Prices: More Room to Fall

The same can’t be said of home prices. The S&P/Case-Shiller home price fell by 3.9 percent last year, reaching its lowest point since the housing downturn began six years ago, pushing prices nearly 35 percent below their pre-crash peak, with 19 of the 20 cities in the index reporting year-over-year declines.

“The pickup in the economy has simply not been strong enough to keep home prices stabilized,” David Blitzer, chairman of the S&P index committee, said in a statement. “If anything, it looks like we might have re-entered a period of decline as we begin 2012.”

Distressed sales continue to pull prices down, offsetting any positive impact from increased home buying activity. Foreclosures and short sales represented 35 percent of January transactions, according to the NAR. And with the negotiation of an agreement resolving the ‘robo-signing’ dispute, foreclosure actions, which that had been stalled for several months, are expected to accelerate.

That trend has already begun. One in every 624 U.S. households received a foreclosure notice in January, up 3 percent from the previous month, according to a new RealtyTrac report.

While analysts say foreclosure sales will help to clear and stabilize the housing market, they will also put continued downward pressure on home prices. But the rate at which prices are declining will slow, nonetheless, many analysts believe.

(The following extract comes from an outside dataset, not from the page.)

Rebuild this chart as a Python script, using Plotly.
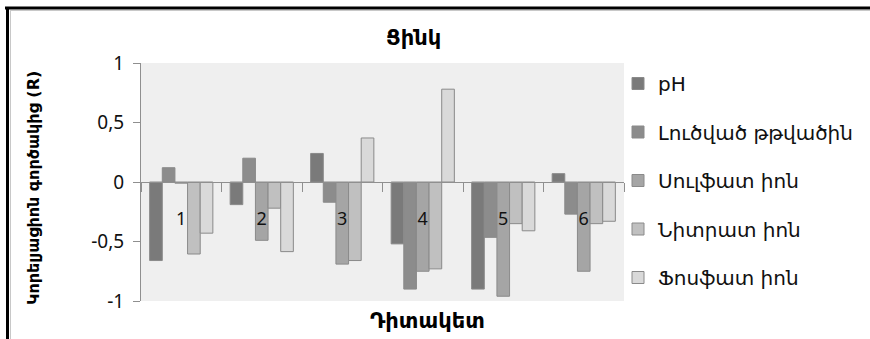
import plotly.graph_objects as go

categories = ["1", "2", "3", "4", "5", "6"]
series_names = ["pH", "Լուծված թթվածին", "Սուլֆատ իոն", "Նիտրատ իոն", "Ֆոսֆատ իոն"]
ph = [-0.66, -0.19, 0.24, -0.52, -0.90, 0.07]
oxygen = [0.12, 0.20, -0.17, -0.90, -0.465, -0.27]
sulfate = [-0.01, -0.49, -0.69, -0.75, -0.96, -0.75]
nitrate = [-0.605, -0.22, -0.66, -0.73, -0.35, -0.35]
phosphate = [-0.43, -0.585, 0.37, 0.78, -0.41, -0.33]
series_values = [ph, oxygen, sulfate, nitrate, phosphate]
colors = ["#7a7a7a", "#8c8c8c", "#a5a5a5", "#c0c0c0", "#d9d9d9"]

title_text = "Ցինկ"
x_title = "Դիտակետ"
y_title = "Կորելյացիոն գործակից (R)"
y_ticks = [1, 0.5, 0, -0.5, -1]
y_tick_labels = ["1", "0,5", "0", "-0,5", "-1"]

W, H = 870, 339
ML, MR, MT, MB = 141, 246, 63, 38
PW, PH_ = W - ML - MR, H - MT - MB

def px(x):
    return (x - ML) / PW

def py(y):
    return 1 - (y - MT) / PH_

FONT = "Noto Sans, DejaVu Sans, sans-serif"
ARM = "DejaVu Sans, Noto Sans, sans-serif"

fig = go.Figure()
for i, (name, vals) in enumerate(zip(series_names, series_values)):
    fig.add_trace(go.Bar(
        x=categories, y=vals, name=name,
        marker=dict(color=colors[i], line=dict(color="#8a8a8a", width=1)),
        legendgroup=f"g{i}",
    ))

fig.update_layout(
    width=W, height=H,
    margin=dict(l=ML, r=MR, t=MT, b=MB, autoexpand=False),
    paper_bgcolor="white",
    plot_bgcolor="#efefef",
    barmode="group",
    bargap=0.215,
    bargroupgap=0,
    font=dict(family=FONT, size=17, color="#111"),
    showlegend=True,
    legend=dict(
        x=px(618), y=py(64), xanchor="left", yanchor="top",
        font=dict(size=20, family=ARM, color="#111"),
        tracegroupgap=19.5, traceorder="grouped",
        itemwidth=30, bgcolor="rgba(0,0,0,0)",
        maxheight=320,
    ),
    xaxis=dict(
        anchor="free", position=0.5,
        showline=True, linecolor="#8f8f8f", linewidth=1,
        ticks="outside", ticklen=9, tickcolor="#8f8f8f", tickson="boundaries",
        ticklabelstandoff=20,
        tickfont=dict(size=18, family=FONT, color="#111"),
        showgrid=False, zeroline=False,
    ),
    yaxis=dict(
        range=[-1, 1], tickvals=y_ticks, ticktext=y_tick_labels,
        showline=True, linecolor="#8f8f8f", linewidth=1,
        ticks="outside", ticklen=7, tickcolor="#8f8f8f",
        ticklabelstandoff=5,
        tickfont=dict(size=19, family=FONT, color="#111"),
        showgrid=False, zeroline=False,
    ),
    annotations=[
        dict(text=f"<b>{title_text}</b>", xref="paper", yref="paper",
             x=px(413), y=py(38), showarrow=False, xanchor="center", yanchor="middle",
             font=dict(size=21, family=ARM, color="#000")),
        dict(text=f"<b>{x_title}</b>", xref="paper", yref="paper",
             x=px(427), y=py(321), showarrow=False, xanchor="center", yanchor="middle",
             font=dict(size=21, family=ARM, color="#000")),
        dict(text=f"<b>{y_title}</b>", xref="paper", yref="paper",
             x=px(33), y=py(188), showarrow=False, xanchor="center", yanchor="middle",
             textangle=-90, font=dict(size=16, family=ARM, color="#000")),
    ],
    shapes=[
        dict(type="line", xref="paper", yref="paper", x0=px(5), x1=px(870), y0=py(8), y1=py(8),
             line=dict(color="#000", width=3)),
        dict(type="line", xref="paper", yref="paper", x0=px(10), x1=px(870), y0=py(10.5), y1=py(10.5),
             line=dict(color="#c8c8c8", width=1)),
        dict(type="line", xref="paper", yref="paper", x0=px(7.5), x1=px(7.5), y0=py(7), y1=py(339),
             line=dict(color="#000", width=3)),
        dict(type="line", xref="paper", yref="paper", x0=px(10.5), x1=px(10.5), y0=py(10), y1=py(339),
             line=dict(color="#c8c8c8", width=1)),
    ],
)

fig.write_html("out.html", config={"displayModeBar": False},
               post_script="document.body.style.margin='0px';document.body.style.overflow='hidden';")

Fitch is now predicting that home prices will decline by another 9.1 percent before stabilizing – hardly good news (especially for homeowners looking to sell this year), but still better than the 13.1 percent decline Fitch was predicting just a few weeks ago. And when adjusted for inflation, Fitch analysts point out in a recent report, the projected price decline is actually closer to 6 percent.

“The bottom is behind us,” Paul Dales, an economist with Capital Economics, Ltd., told Bloomberg. “I don’t think we will return to anything like the exceptional booming market we had five years ago. We will have a very steady, slow recovery,” he added, “but a recovery nonetheless.”